TASK DETAILS: Your task is to return, exactly, the run of lines starting at the line holding "Output the component" and ending at the line holding "const GRAY = '#8a8a8a';", both ends included and no other lines.

INFORMATION GIVEN:

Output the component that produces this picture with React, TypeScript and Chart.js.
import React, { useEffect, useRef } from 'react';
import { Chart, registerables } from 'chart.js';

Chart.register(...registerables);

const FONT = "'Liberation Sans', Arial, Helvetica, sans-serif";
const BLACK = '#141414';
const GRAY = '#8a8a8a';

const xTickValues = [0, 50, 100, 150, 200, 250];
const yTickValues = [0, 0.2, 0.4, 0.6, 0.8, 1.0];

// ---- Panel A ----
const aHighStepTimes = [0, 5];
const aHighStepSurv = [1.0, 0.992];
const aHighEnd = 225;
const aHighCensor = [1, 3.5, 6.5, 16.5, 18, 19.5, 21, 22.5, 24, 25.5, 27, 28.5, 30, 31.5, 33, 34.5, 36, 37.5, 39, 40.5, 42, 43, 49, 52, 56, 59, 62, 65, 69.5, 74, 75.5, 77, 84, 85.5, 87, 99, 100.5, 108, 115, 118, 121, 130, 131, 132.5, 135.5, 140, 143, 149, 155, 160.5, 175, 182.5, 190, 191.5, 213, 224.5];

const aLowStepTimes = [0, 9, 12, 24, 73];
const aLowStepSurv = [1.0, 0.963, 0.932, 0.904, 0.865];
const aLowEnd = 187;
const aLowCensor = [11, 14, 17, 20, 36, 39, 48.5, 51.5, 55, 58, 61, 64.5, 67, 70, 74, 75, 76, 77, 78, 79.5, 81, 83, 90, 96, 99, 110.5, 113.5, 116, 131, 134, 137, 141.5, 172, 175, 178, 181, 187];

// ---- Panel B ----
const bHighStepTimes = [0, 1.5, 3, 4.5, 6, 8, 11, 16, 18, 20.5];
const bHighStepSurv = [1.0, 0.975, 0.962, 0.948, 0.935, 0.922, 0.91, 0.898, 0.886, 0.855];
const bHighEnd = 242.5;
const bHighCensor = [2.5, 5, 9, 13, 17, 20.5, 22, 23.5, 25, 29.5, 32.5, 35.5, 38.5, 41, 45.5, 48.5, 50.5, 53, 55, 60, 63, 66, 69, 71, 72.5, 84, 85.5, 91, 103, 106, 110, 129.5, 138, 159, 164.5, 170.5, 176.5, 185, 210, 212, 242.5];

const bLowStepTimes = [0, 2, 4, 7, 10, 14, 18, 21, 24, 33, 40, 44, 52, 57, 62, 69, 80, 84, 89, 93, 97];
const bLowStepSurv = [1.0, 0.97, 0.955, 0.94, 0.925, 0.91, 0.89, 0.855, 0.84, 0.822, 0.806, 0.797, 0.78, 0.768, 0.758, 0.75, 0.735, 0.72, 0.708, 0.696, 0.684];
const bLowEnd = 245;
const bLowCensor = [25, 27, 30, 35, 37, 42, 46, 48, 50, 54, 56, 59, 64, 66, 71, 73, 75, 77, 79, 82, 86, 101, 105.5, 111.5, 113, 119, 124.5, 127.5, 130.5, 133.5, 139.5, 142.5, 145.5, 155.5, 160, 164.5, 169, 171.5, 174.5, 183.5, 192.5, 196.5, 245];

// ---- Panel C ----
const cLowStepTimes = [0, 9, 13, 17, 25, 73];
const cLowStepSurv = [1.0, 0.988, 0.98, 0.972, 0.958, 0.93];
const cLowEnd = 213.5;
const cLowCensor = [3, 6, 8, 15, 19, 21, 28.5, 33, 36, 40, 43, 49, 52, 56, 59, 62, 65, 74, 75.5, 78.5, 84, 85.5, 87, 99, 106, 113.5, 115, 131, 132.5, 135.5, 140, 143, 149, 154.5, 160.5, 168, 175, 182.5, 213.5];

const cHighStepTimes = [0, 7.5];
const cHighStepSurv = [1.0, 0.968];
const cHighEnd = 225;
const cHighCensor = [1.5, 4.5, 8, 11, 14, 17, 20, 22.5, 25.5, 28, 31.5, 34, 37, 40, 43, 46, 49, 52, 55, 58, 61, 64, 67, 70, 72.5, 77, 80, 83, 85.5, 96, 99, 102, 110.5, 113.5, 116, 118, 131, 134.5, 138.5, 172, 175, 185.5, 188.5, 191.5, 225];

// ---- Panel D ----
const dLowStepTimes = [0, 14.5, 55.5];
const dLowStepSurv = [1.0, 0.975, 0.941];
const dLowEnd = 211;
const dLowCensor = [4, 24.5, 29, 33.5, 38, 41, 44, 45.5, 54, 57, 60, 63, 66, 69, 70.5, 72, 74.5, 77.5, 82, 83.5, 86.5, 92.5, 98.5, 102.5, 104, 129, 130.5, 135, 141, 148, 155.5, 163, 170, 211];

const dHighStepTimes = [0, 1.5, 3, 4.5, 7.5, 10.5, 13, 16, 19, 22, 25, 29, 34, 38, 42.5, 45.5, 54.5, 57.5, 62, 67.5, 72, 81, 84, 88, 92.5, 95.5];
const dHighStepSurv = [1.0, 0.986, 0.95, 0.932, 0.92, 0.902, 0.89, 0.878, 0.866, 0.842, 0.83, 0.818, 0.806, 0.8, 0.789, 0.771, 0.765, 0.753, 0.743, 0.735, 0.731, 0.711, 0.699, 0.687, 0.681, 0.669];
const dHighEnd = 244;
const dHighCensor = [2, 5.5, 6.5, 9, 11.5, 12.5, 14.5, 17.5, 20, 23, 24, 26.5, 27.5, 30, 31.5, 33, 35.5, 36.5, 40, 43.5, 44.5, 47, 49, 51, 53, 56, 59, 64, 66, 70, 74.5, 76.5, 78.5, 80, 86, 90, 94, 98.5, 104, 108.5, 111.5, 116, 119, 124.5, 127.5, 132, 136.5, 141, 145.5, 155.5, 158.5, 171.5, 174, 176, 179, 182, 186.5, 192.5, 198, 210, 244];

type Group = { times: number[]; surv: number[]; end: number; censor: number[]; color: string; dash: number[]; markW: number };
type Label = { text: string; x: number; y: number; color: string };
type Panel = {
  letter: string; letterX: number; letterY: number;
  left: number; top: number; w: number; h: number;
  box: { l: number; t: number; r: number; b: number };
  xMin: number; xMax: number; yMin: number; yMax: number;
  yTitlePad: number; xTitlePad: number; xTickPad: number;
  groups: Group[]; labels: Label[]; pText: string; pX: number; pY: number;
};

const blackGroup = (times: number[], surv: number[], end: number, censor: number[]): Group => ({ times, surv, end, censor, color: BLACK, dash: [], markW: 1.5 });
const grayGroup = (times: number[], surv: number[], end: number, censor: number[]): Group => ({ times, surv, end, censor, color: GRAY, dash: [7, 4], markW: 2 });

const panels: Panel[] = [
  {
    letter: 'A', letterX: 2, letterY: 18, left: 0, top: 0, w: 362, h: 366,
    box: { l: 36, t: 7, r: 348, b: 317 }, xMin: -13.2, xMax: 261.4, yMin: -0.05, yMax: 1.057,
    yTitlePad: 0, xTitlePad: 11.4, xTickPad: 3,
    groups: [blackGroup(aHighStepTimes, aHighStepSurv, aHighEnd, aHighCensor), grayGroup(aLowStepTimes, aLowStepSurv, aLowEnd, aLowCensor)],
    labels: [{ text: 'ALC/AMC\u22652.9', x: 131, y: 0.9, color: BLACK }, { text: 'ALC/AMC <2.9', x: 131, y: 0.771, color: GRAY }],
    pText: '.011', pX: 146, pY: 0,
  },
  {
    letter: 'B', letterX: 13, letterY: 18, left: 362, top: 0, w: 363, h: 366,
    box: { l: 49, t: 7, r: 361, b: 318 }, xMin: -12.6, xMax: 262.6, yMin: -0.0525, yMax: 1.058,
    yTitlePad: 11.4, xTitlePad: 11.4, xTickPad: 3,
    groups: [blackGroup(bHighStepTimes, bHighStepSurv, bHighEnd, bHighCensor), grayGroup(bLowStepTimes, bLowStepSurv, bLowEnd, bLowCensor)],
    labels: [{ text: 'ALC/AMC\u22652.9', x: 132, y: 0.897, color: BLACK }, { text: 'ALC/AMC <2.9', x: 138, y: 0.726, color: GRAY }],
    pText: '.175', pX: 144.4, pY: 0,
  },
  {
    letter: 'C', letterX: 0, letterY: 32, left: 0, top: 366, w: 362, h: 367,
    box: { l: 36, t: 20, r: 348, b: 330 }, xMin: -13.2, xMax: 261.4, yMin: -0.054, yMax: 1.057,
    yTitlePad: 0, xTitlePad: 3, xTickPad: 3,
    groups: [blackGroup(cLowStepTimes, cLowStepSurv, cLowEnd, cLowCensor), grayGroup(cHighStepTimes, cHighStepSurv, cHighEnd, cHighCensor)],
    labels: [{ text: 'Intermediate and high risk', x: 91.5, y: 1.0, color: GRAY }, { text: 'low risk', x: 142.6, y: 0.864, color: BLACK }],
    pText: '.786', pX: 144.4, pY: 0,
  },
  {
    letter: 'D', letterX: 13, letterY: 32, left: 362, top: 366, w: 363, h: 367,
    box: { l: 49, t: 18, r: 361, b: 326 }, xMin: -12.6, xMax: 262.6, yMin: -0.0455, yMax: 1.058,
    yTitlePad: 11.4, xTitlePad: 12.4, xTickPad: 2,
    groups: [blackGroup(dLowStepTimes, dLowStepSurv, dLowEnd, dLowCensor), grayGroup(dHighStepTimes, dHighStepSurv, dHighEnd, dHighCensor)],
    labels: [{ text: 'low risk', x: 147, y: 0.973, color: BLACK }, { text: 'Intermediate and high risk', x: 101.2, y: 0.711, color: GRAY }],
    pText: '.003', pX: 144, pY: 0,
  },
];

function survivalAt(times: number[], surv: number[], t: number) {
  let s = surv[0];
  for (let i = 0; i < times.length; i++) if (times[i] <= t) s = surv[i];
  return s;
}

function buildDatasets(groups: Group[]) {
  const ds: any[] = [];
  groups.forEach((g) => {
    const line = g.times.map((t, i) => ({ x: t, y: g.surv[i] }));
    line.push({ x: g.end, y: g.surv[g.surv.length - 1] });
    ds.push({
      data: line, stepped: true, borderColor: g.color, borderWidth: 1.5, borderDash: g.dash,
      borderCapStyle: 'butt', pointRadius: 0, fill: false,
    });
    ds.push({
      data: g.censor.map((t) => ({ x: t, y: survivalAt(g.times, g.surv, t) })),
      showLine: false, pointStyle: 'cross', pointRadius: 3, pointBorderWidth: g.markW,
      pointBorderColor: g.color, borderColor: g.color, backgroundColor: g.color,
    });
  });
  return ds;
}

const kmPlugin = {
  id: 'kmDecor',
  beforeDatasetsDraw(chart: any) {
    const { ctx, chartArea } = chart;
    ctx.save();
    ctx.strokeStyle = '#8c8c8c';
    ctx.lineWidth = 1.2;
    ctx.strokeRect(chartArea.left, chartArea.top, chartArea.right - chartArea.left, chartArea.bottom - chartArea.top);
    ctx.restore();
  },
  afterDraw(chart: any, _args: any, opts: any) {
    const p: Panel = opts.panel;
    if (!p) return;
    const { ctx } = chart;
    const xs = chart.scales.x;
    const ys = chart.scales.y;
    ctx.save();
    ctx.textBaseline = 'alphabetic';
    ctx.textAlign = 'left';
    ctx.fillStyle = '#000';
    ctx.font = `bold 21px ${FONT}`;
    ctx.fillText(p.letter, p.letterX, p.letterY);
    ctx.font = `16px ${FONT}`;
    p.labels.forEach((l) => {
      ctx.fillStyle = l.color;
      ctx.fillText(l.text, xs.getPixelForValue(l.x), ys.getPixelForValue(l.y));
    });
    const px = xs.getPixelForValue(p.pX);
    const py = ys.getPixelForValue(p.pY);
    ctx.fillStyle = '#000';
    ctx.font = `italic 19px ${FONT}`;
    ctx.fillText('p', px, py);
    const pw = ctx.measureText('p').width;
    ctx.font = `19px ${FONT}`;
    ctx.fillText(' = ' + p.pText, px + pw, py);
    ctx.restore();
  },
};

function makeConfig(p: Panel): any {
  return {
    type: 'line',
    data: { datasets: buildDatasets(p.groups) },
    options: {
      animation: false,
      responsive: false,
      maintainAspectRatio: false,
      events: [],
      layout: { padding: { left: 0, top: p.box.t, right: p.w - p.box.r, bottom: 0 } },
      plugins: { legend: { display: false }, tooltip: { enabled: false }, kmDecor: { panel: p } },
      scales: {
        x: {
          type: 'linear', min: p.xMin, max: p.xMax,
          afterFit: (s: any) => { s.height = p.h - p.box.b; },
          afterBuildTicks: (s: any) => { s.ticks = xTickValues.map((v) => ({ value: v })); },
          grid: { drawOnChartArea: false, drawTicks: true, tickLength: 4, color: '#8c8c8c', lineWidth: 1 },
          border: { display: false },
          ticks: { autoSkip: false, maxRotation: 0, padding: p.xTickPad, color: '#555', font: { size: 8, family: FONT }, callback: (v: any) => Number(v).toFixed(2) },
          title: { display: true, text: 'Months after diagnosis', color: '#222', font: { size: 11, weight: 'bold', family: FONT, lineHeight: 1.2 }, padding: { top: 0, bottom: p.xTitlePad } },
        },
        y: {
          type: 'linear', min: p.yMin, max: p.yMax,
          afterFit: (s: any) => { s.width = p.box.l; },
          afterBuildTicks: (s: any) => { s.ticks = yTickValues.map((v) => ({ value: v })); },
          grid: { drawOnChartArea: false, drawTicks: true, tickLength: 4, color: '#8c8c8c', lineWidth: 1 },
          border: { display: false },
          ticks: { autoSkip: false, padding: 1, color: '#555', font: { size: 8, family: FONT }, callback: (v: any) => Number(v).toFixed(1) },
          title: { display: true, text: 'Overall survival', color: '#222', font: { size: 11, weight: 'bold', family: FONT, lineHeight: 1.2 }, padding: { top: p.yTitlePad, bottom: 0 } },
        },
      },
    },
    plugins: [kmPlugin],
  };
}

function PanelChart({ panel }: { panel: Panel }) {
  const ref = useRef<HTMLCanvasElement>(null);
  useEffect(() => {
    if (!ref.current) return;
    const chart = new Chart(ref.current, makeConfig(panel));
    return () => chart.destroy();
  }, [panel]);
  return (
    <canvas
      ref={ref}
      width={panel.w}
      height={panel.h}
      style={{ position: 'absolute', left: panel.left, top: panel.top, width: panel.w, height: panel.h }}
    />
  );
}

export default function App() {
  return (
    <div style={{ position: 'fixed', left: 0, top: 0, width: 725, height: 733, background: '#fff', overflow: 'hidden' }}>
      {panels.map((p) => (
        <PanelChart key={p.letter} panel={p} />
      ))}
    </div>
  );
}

...

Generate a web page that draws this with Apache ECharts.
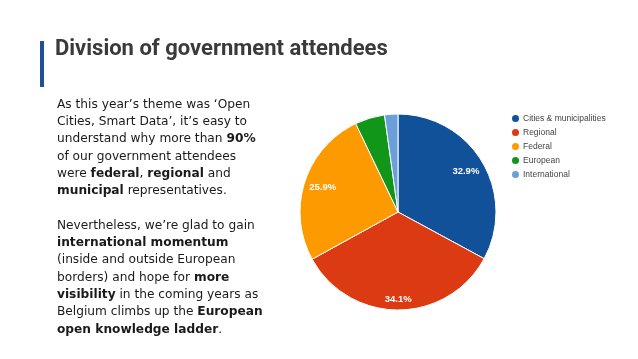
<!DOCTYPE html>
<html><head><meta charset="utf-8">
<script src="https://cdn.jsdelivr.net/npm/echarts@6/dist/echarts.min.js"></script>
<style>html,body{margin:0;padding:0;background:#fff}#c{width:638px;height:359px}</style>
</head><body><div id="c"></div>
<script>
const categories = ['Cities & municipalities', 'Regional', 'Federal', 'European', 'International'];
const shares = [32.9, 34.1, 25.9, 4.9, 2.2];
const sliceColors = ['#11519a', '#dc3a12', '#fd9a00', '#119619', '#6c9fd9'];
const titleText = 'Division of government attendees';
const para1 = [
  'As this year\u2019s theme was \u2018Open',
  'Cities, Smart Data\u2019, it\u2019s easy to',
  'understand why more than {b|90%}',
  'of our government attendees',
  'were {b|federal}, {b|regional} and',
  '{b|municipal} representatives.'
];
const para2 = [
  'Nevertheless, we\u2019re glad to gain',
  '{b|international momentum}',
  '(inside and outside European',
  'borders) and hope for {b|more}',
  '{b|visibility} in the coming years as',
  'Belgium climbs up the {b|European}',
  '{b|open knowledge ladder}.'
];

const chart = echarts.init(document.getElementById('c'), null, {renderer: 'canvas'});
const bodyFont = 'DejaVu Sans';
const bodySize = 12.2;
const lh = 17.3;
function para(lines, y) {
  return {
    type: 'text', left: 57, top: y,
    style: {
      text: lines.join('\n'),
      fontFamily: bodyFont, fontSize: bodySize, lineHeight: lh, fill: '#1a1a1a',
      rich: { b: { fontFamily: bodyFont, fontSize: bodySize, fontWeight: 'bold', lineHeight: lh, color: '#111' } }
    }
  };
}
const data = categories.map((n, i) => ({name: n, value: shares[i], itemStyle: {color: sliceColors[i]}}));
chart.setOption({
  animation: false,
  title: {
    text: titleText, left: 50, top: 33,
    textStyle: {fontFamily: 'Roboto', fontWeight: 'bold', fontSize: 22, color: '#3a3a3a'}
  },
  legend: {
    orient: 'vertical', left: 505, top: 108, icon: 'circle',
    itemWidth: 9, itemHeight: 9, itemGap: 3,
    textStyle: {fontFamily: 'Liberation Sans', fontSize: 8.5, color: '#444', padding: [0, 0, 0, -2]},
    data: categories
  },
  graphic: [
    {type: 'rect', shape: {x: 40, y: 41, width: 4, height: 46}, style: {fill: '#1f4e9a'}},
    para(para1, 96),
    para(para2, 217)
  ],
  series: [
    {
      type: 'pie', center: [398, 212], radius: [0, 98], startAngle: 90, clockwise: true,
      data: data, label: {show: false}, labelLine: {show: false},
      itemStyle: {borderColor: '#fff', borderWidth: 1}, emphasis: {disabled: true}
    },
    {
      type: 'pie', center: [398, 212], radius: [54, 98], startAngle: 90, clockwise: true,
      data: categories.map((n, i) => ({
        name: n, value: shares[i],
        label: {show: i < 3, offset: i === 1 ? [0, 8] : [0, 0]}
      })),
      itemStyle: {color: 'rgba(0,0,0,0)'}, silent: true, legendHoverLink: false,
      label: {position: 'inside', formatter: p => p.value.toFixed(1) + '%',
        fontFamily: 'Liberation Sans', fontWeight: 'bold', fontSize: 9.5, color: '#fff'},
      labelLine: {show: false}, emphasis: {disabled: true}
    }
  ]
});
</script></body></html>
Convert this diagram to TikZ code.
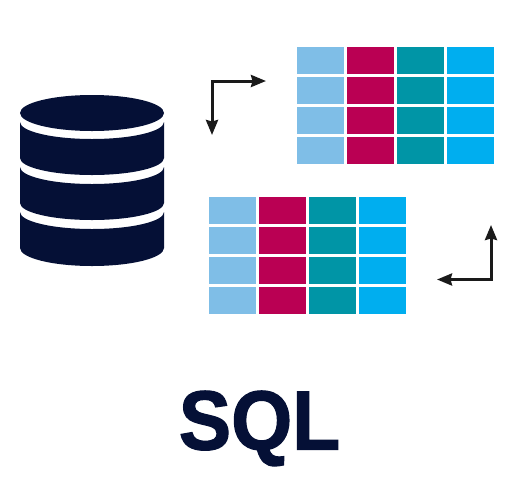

FULL ANSWER:
Output the component that produces this picture with React, TypeScript and Chart.js.
import React, { useEffect, useRef } from 'react';
import { Chart, registerables } from 'chart.js';

Chart.register(...registerables);

const FONT = "'Liberation Sans', Arial, Helvetica, sans-serif";
const BLACK = '#141414';
const GRAY = '#8a8a8a';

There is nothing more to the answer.